# DIRECTIONS
Take the lines of the data below from the very first through the line containing "color=transparent!80, outer color=transparent!100]" and output them exactly, pictures excluded.

————————

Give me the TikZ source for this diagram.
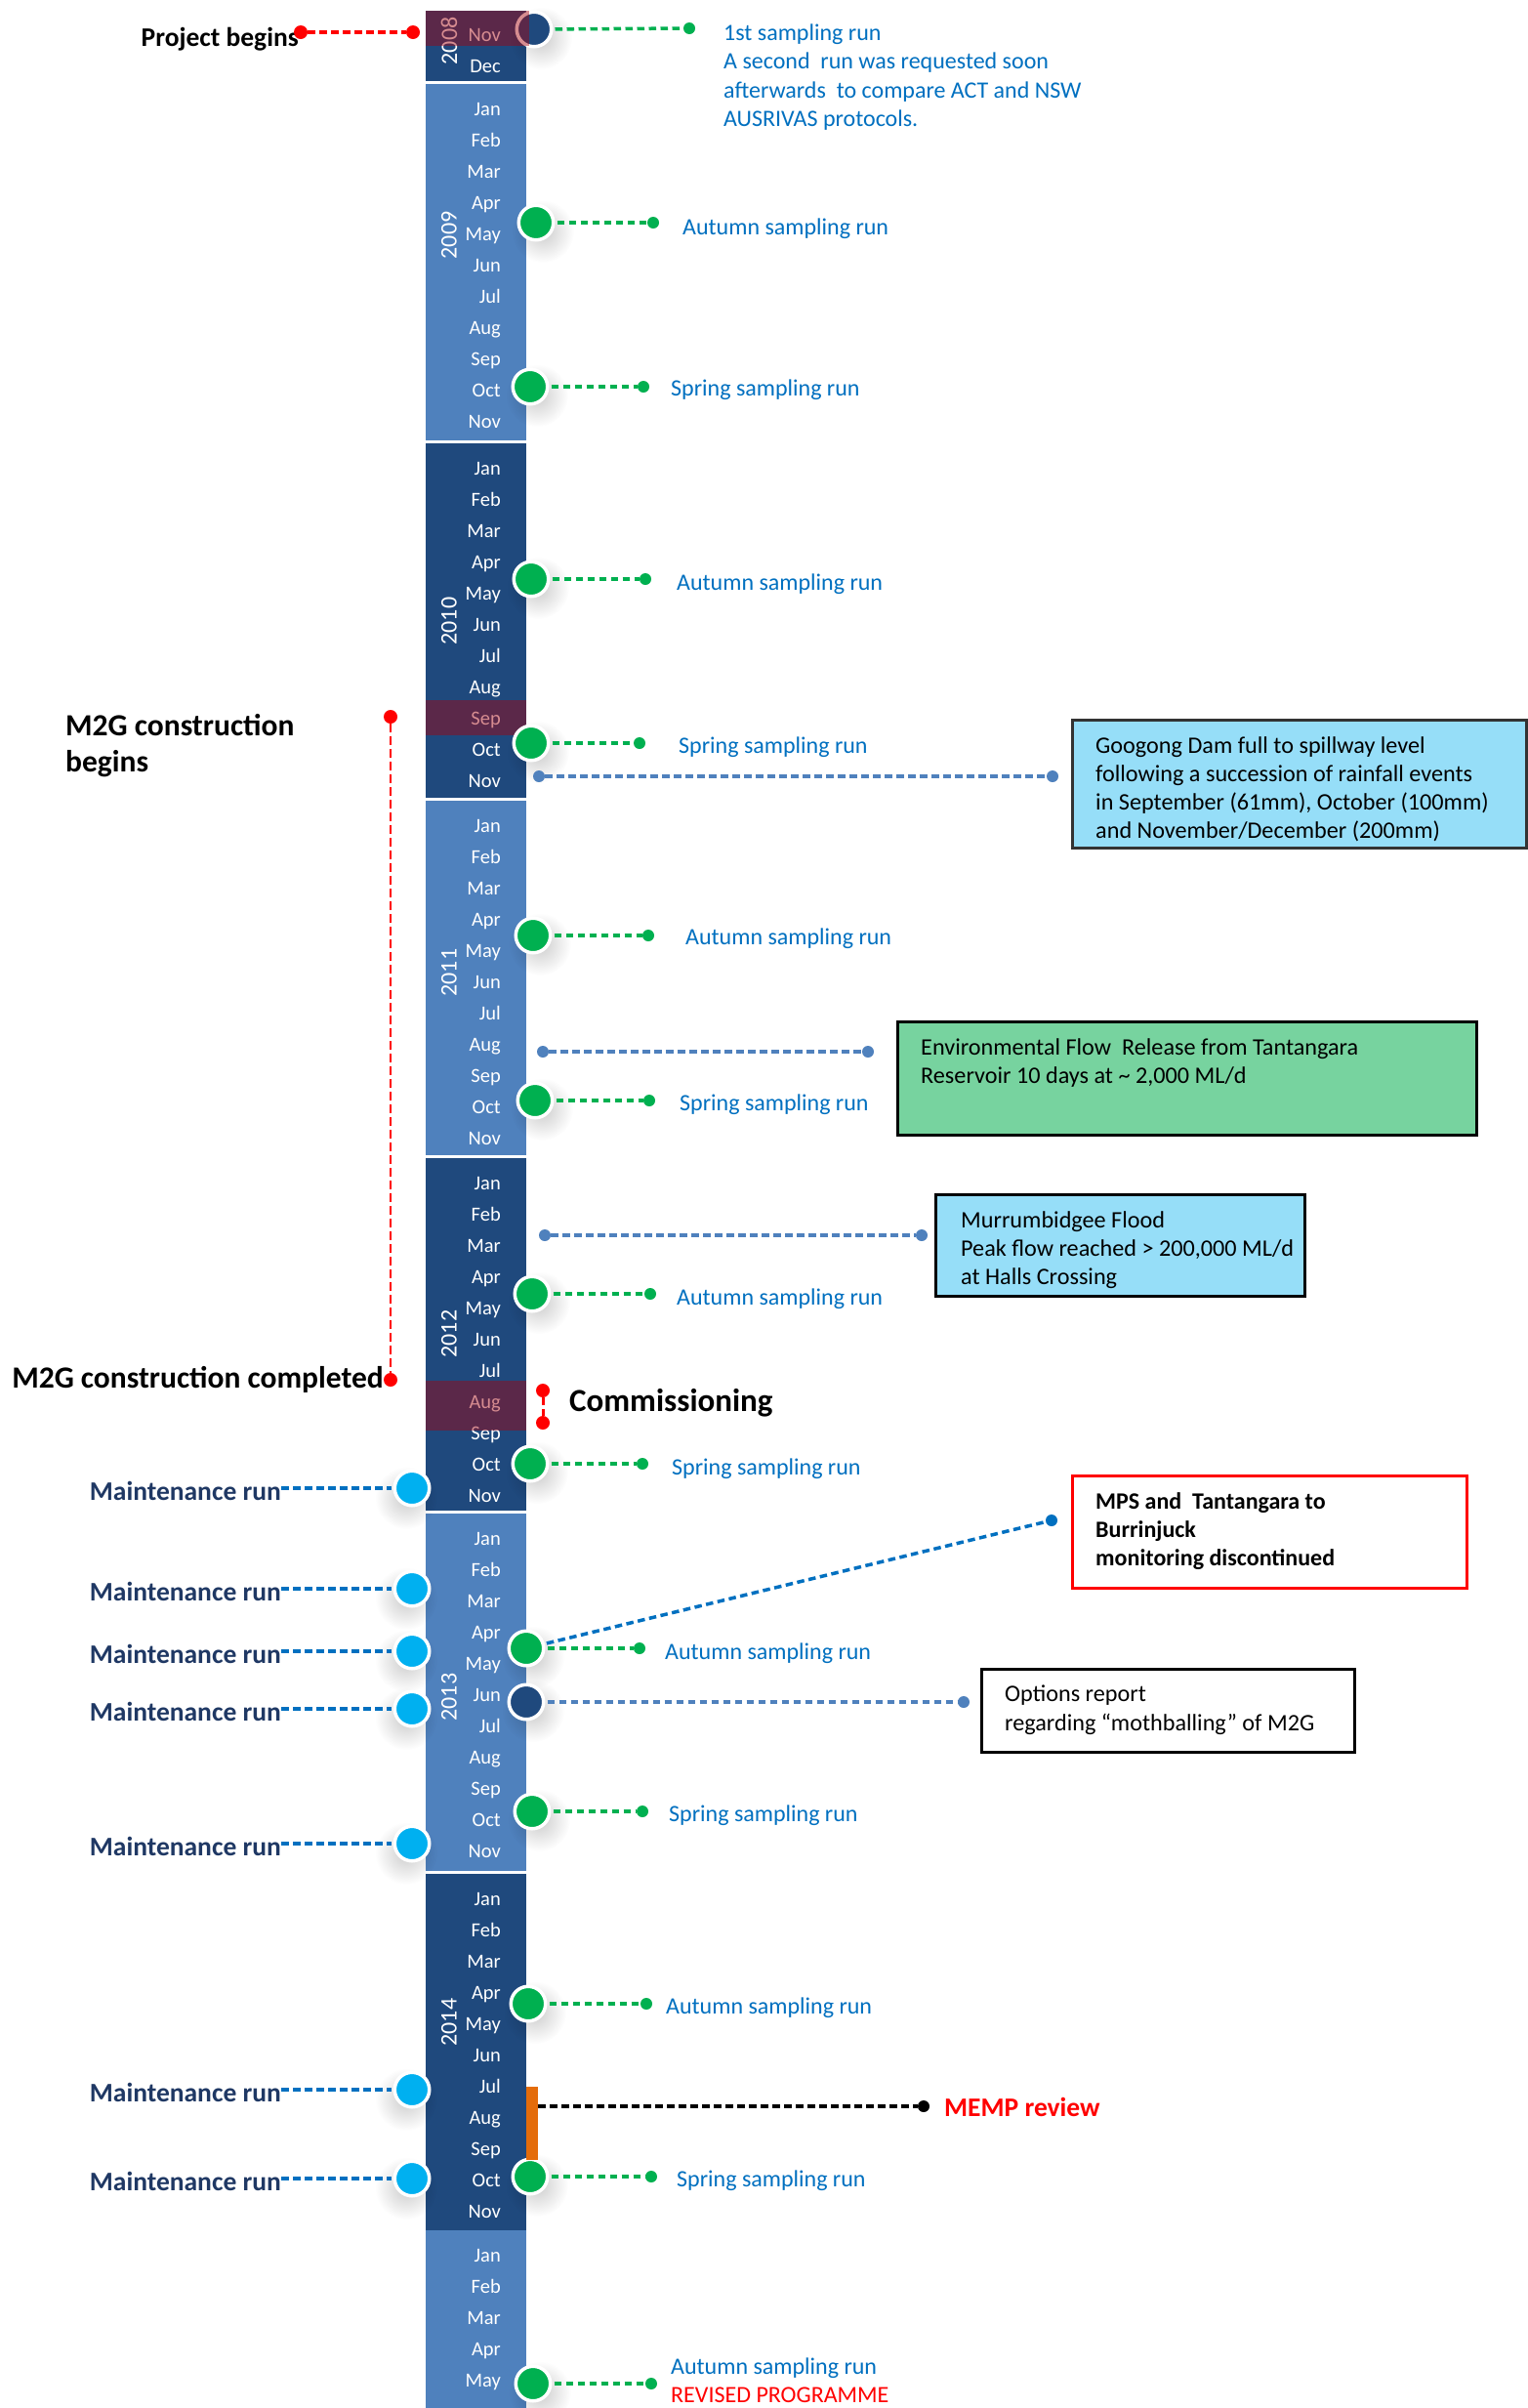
\documentclass[tikz,border=0pt]{standalone}
\usepackage{fontspec}
\setmainfont{Carlito}
\usepackage{tikz}
\usetikzlibrary{positioning, fadings}
\definecolor{navybar}{RGB}{31,73,125}
\definecolor{lightbar}{RGB}{79,129,189}
\definecolor{rungreen}{RGB}{0,176,80}
\definecolor{runblue}{RGB}{0,112,192}
\definecolor{maintblue}{RGB}{0,176,240}
\definecolor{maintnavy}{RGB}{31,56,100}
\definecolor{steelblue}{RGB}{79,129,189}
\definecolor{hilitered}{RGB}{165,0,10}
\definecolor{skyfill}{RGB}{150,222,248}
\definecolor{flowgreen}{RGB}{119,211,159}
\definecolor{mempor}{RGB}{228,108,10}
\tikzfading[name=softglow, inner color=transparent!80, outer color=transparent!100]

\begin{document}
\begin{tikzpicture}[x=1pt, y=-1pt,
    monthlbl/.style={anchor=east, inner sep=0pt, text=white, text height=13pt, text depth=0pt, font=\fontsize{20.5}{24}\selectfont},
    yearlbl/.style={rotate=90, inner sep=0pt, text=white, font=\fontsize{24}{28}\selectfont},
    evt/.style={circle, draw=white, line width=3.5pt, minimum size=35.5pt, inner sep=0pt},
    enddot/.style={circle, inner sep=0pt, minimum size=12pt},
    reddot/.style={enddot, fill=red, minimum size=14pt},
    dashlink/.style={line width=3.5pt, dash pattern=on 7.5pt off 4.5pt},
    greenline/.style={dashlink, rungreen, shorten <=2pt},
    runlbl/.style={anchor=west, inner sep=0pt, text=runblue, align=left, font=\fontsize{24}{29.3}\selectfont},
    maintlbl/.style={anchor=east, inner sep=0pt, text=maintnavy, font=\bfseries\fontsize{27.5}{33}\selectfont},
    event/.style={inner sep=0pt, text=black, align=left, font=\bfseries\fontsize{31.5}{37}\selectfont},
    infobox/.style={draw=black!80, line width=3pt, inner sep=0pt, anchor=north west},
    boxtext/.style={inner sep=0pt, align=left, font=\fontsize{24.2}{29.3}\selectfont},
    hilite/.style={fill=hilitered, fill opacity=0.45}
]
\fill[white] (0,0) rectangle (1564,2466);
\useasboundingbox (0,0) rectangle (1564,2466);

\fill[navybar] (436,11) rectangle (539,83);
\node[monthlbl] (m0-11) at (513,35.5) {Nov};
\node[monthlbl] (m0-12) at (513,67.5) {Dec};
\foreach \yt/\yb/\col [count=\k] in {86/451/lightbar, 454/817/navybar, 820/1183/lightbar, 1186/1547/navybar, 1550/1916/lightbar, 1919/2284/navybar}{
  \fill[\col] (436,\yt) rectangle (539,\yb);
  \foreach \mon [count=\i] in {Jan,Feb,Mar,Apr,May,Jun,Jul,Aug,Sep,Oct,Nov}
    \node[monthlbl] (m\k-\i) at (513,\yt+25.5+32*\i-32) {\mon};
}
\fill[lightbar] (436,2284) rectangle (539,2466);
\foreach \mon [count=\i] in {Jan,Feb,Mar,Apr,May}
  \node[monthlbl] (m7-\i) at (513,2309.5+32*\i-32) {\mon};

\foreach \yr/\yc in {2008/42, 2009/241, 2010/636, 2011/996, 2012/1366, 2013/1738, 2014/2071}
  \node[yearlbl] (y\yr) at (460,\yc) {\yr};

\fill[hilite] (436,717) rectangle (539,753);
\fill[hilite] (436,1414) rectangle (539,1465);

\foreach \nm/\cx/\cy/\dx/\tx/\ty/\sea in {
  a09/549/228/669/699/234/Autumn, s09/543/396/659/687/399/Spring,
  a10/544/593/661/693/598/Autumn, s10/544/761/655/695/765/Spring,
  a11/546/958/664/702/961/Autumn, s11/548/1127/665/696/1131/Spring,
  a12/545/1325/666/693/1330/Autumn, s12/543/1499/658/688/1504/Spring,
  a13/539/1688/655/681/1693/Autumn, s13/545/1855/658/685/1859/Spring,
  a14/541/2052/662/682/2056/Autumn, s14/543/2229/667/693/2233/Spring}{
  \fill[black, path fading=softglow] (\cx+7,\cy+9) circle (32pt);
  \node[evt, fill=rungreen] (\nm) at (\cx,\cy) {};
  \node[enddot, fill=rungreen] (\nm-d) at (\dx,\cy) {};
  \draw[greenline] (\nm) -- (\nm-d);
  \node[runlbl] (\nm-t) at (\tx,\ty) {\sea\ sampling run};
}

\fill[black, path fading=softglow] (553,2450) circle (32pt);
\node[evt, fill=rungreen] (a15) at (546,2441) {};
\node[enddot, fill=rungreen] (a15-d) at (667,2441) {};
\draw[greenline] (a15) -- (a15-d);
\node[runlbl] (a15-t) at (687,2438) {Autumn sampling run\\\textcolor{red}{REVISED PROGRAMME}};

\fill[black, path fading=softglow] (554,39) circle (32pt);
\node[evt, fill=navybar] (nov08) at (547,30) {};
\node[enddot, fill=rungreen] (nov08-d) at (706,29) {};
\draw[greenline] (nov08) -- (nov08-d);
\node[runlbl] (nov08-t) at (741,79) {1st sampling run\\A second\ \ run was requested soon\\afterwards\ \ to compare ACT and NSW\\AUSRIVAS protocols.};
\fill[hilite] (436,11) rectangle (542,47);

\fill[black, path fading=softglow] (546,1752) circle (32pt);
\node[evt, fill=navybar] (jun13) at (539,1743) {};
\node[enddot, fill=steelblue] (jun13-d) at (987,1743) {};
\draw[dashlink, steelblue, shorten <=2pt] (jun13) -- (jun13-d);

\node[enddot, fill=runblue] (mps-d) at (1077,1557) {};
\draw[dashlink, runblue, shorten <=2pt] (a13) -- (mps-d);

\node[enddot, fill=steelblue] (nov10-a) at (552,795) {};
\node[enddot, fill=steelblue] (nov10-b) at (1078,795) {};
\draw[dashlink, steelblue] (nov10-a) -- (nov10-b);
\node[enddot, fill=steelblue] (aug11-a) at (556,1077) {};
\node[enddot, fill=steelblue] (aug11-b) at (889,1077) {};
\draw[dashlink, steelblue] (aug11-a) -- (aug11-b);
\node[enddot, fill=steelblue] (feb12-a) at (558,1265) {};
\node[enddot, fill=steelblue] (feb12-b) at (944,1265) {};
\draw[dashlink, steelblue] (feb12-a) -- (feb12-b);

\foreach \cy [count=\j] in {1524,1627,1691,1750,1888,2140,2231}{
  \fill[black, path fading=softglow] (416,\cy+10) circle (32pt);
  \node[evt, fill=maintblue] (mr\j) at (422,\cy) {};
  \node[maintlbl] (mr\j-t) at (288,\cy+3) {Maintenance run};
  \draw[dashlink, runblue, shorten >=2pt] (mr\j-t.east |- mr\j) -- (mr\j);
}

\node[event, anchor=east, font=\bfseries\fontsize{27.5}{33}\selectfont] (pb-t) at (306,40) {Project begins};
\node[reddot] (pb-a) at (308,33) {};
\node[reddot] (pb-b) at (423,33) {};
\draw[dashlink, red] (pb-a) -- (pb-b);

\node[event, anchor=west] (m2g-t) at (67,764) {M2G construction\\begins};
\node[event, anchor=east] (m2g-c) at (393,1413) {M2G construction completed};
\node[reddot] (m2g-a) at (400,734) {};
\node[reddot] (m2g-b) at (400,1413) {};
\draw[dashlink, red, line width=2.5pt, dash pattern=on 9pt off 4pt] (m2g-a) -- (m2g-b);

\node[reddot] (com-a) at (556,1424) {};
\node[reddot] (com-b) at (556,1457) {};
\draw[dashlink, red, line width=3pt] (com-a) -- (com-b);
\node[event, anchor=west, font=\bfseries\fontsize{33}{39}\selectfont] (com-t) at (583,1437) {Commissioning};

\node[fill=mempor, inner sep=0pt, minimum width=12pt, minimum height=75pt, anchor=north west] (memp) at (539,2137) {};
\node[enddot, fill=black] (memp-d) at (946,2157) {};
\draw[dashlink, black] (memp-d -| memp.east) -- (memp-d);
\node[event, anchor=west, text=red, font=\bfseries\fontsize{27.5}{33}\selectfont] (memp-t) at (967,2158) {MEMP review};

\node[infobox, fill=skyfill, minimum width=465pt, minimum height=131pt] (googong) at (1097,736) {};
\node[boxtext, below right=18pt and 25pt of googong.north west] (googong-t) {Googong Dam full to spillway level\\following a succession of rainfall events\\in September (61mm), October (100mm)\\and November/December (200mm)};

\node[infobox, fill=flowgreen, draw=black, minimum width=593pt, minimum height=116pt] (envflow) at (918,1045) {};
\node[boxtext, below right=18pt and 25pt of envflow.north west] (envflow-t) {Environmental Flow\ \ Release from Tantangara\\Reservoir 10 days at \textasciitilde{} 2,000 ML/d};

\node[infobox, fill=skyfill, draw=black, minimum width=378pt, minimum height=104pt] (murrum) at (957,1222) {};
\node[boxtext, below right=18pt and 27pt of murrum.north west] (murrum-t) {Murrumbidgee Flood\\Peak flow reached > 200,000 ML/d\\at Halls Crossing};

\node[infobox, fill=white, draw=red, minimum width=404pt, minimum height=115pt] (mps) at (1097,1510) {};
\node[boxtext, font=\bfseries\fontsize{24}{29.3}\selectfont, below right=18pt and 25pt of mps.north west] (mps-t) {MPS and\ \ Tantangara to\\Burrinjuck\\monitoring discontinued};

\node[infobox, fill=white, draw=black, line width=2.5pt, minimum width=382pt, minimum height=85pt] (options) at (1004,1708) {};
\node[boxtext, below right=18pt and 25pt of options.north west] (options-t) {Options report\\regarding “mothballing” of M2G};
\end{tikzpicture}
\end{document}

————————

# EXERCISE ANSWER
Give me the TikZ source for this diagram.
\documentclass[tikz,border=0pt]{standalone}
\usepackage{fontspec}
\setmainfont{Carlito}
\usepackage{tikz}
\usetikzlibrary{positioning, fadings}
\definecolor{navybar}{RGB}{31,73,125}
\definecolor{lightbar}{RGB}{79,129,189}
\definecolor{rungreen}{RGB}{0,176,80}
\definecolor{runblue}{RGB}{0,112,192}
\definecolor{maintblue}{RGB}{0,176,240}
\definecolor{maintnavy}{RGB}{31,56,100}
\definecolor{steelblue}{RGB}{79,129,189}
\definecolor{hilitered}{RGB}{165,0,10}
\definecolor{skyfill}{RGB}{150,222,248}
\definecolor{flowgreen}{RGB}{119,211,159}
\definecolor{mempor}{RGB}{228,108,10}
\tikzfading[name=softglow, inner color=transparent!80, outer color=transparent!100]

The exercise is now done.